I make this demand after watching the televised hearings of the Senate Blue Ribbon anti-graft committee Monday, August 18.  The disclosures so far are simply disgusting, outrageous, and revolting.   Projects go to grossly undercapitalized and incompetent contractors who don’t finish or who bungle the job. 

DPWH people are partners in the looting

The looting of the P1 trillion of flood control money could not have happened without the connivance and active partnership of DPWH—its top officials, regional and district engineers, and project engineers. 

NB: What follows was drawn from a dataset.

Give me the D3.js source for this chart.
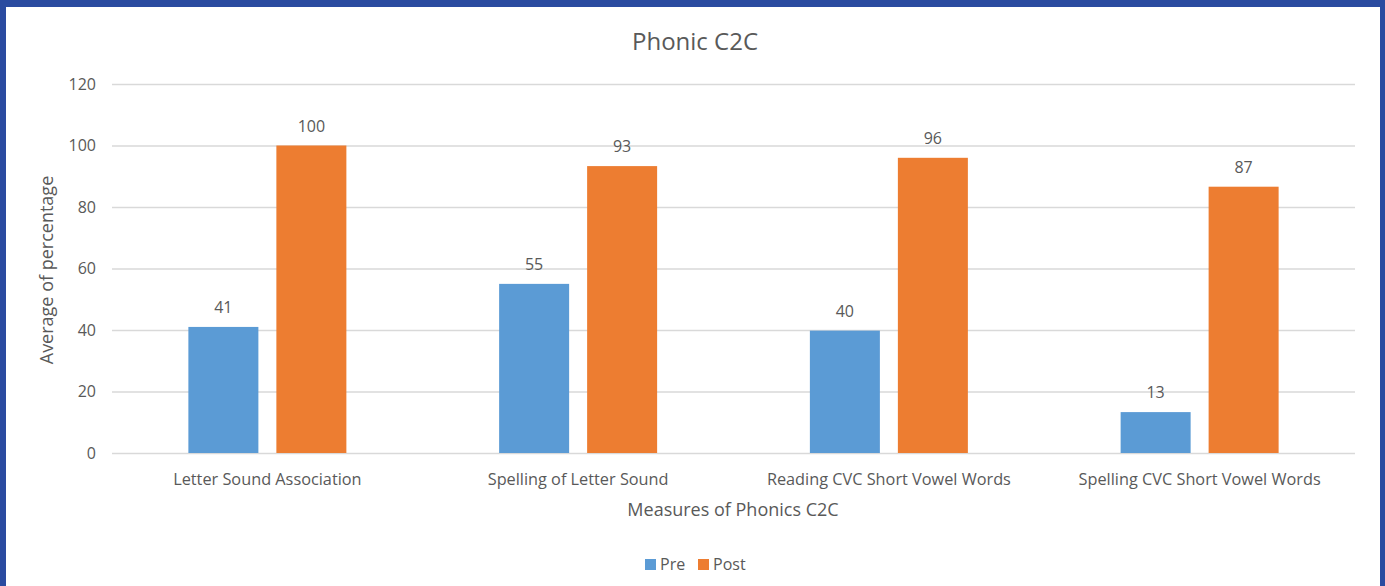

In two towns and a city of Bulacan, P5 billion worth of ghost projects were certified completed by DPWH officials, even if they were not. 

Graft in Region IV-B (Mimaropa)

According to a chart presented by Sen. Erwin Tulfo at the hearing, from 2015 to 2026, the DPWH has been allotted a total of P663.9 billion—almost 664 thousand millions of pesos. Erwin’s brother, Sen. Raffy Tulfo, cites the DPWH Region IV-B. (Mindoro, Marinduque, Romblon, Palawan) where the regional DPWH director (a certain Gerald Pacanan) gets access to P20 billion of flood control projects and only 13.5%, P2.7 billion, ends up being spent for the projects.  

A big chunk of the P20 billion, 28%, P5.6 billion goes to the project proponent (presumably from the Senate and the House), P5 billion to Pacanan himself, plus a share of the actual construction budget.  Pacanan, said Tulfo, is a contractor himself, despite being the DPWH Region IV-B district engineer.  

In a separate development, Pacanan was seen on video announcing the firing of the government project engineer and the entire DPWH team in a botched flood control project in Naujan, Mindoro awarded to St. Timothy Construction Corp..   I emailed Pacanan about Senator Raffy’s allegations against Pacanan.  No response yet at this writing. 

The President has asked the same St. Timothy Construction for an explanation over its failure to rehabilitate a river-protection structure in Barangay Bulusan, Calumpit, Bulacan. “We need to hold them accountable and ask why they did it this way,” he said in Filipino. “It would be better if they came here themselves to see the hardship they’ve caused our fellow citizens,” Marcos Jr. fumed in Pilipino.  The project cost P96.3 million and was claimed to have been completed by 2023.  It was not.

“Nothing was really installed,” the President observed.  According to Pasig Mayor Vico Sotto, St. Timothy (with 105 projects worth P7.3 billion), is one of the three large construction companies of the husband-and-wife tandem Pacifico “Curlee” Discaya II and Sarah Discaya, the two others being Alpha & Omega Gen. Contractor & Development Corp., the nation’s second largest flood control contractor (with P7.5 billion contracts), and St. Gerrard Construction (listed owner: Cesarah Cruz-Discaya).  In 2020, the DPWH blacklisted St. Gerrard as a contractor, but the company still managed to bag DPWH projects.

For 2026, the BBM administration has programmed P1.556 trillion for infrastructure (including flood control), 5% of the size of the economy.  Of the P1.55 trillion, a record P881.3 billion will go to the DPWH.

Of its P881.3 billion, DPWH will spend P274 billion for flood control—its greatest single year spending for flood control.  

P1.365 trillion DPWH flood control money gone

From 2015 to 2025, 11 years, DPWH got a cumulative total of P1.365 trillion for flood control, nationwide—all for nothing.  The floods came just the same, with flood levels and damage even worse than before.  

The breakdown of the DPWH flood control budget per year:  2015 P42.2 billion; 2016 P58.9 billion; 2017 P72.9 billion; 2018 P127.3 billion; 2019 P90.7 billion; 2020 P90.1 billion; 2021 P101.8 billion; 2022 P128.9 billion; 2023 P182.9 billion; 2024 P244.5 billion; and 2025 P248 billion.

Most of flood control money stolen in past three years

For three years, 2023 to 2025, flood control budget totalled P675.4 billion—half of the P1.3 trillion budgeted for flood control in the past 11 years. This means half of the flood control money of the past 11 years was stolen under the Marcos Jr. administration.

No wonder the President is fuming. “Mahiya naman kayo!” he told the contractors during his SONA on July 28.  Marcos should have hollered: “Mga walanghiya kayo!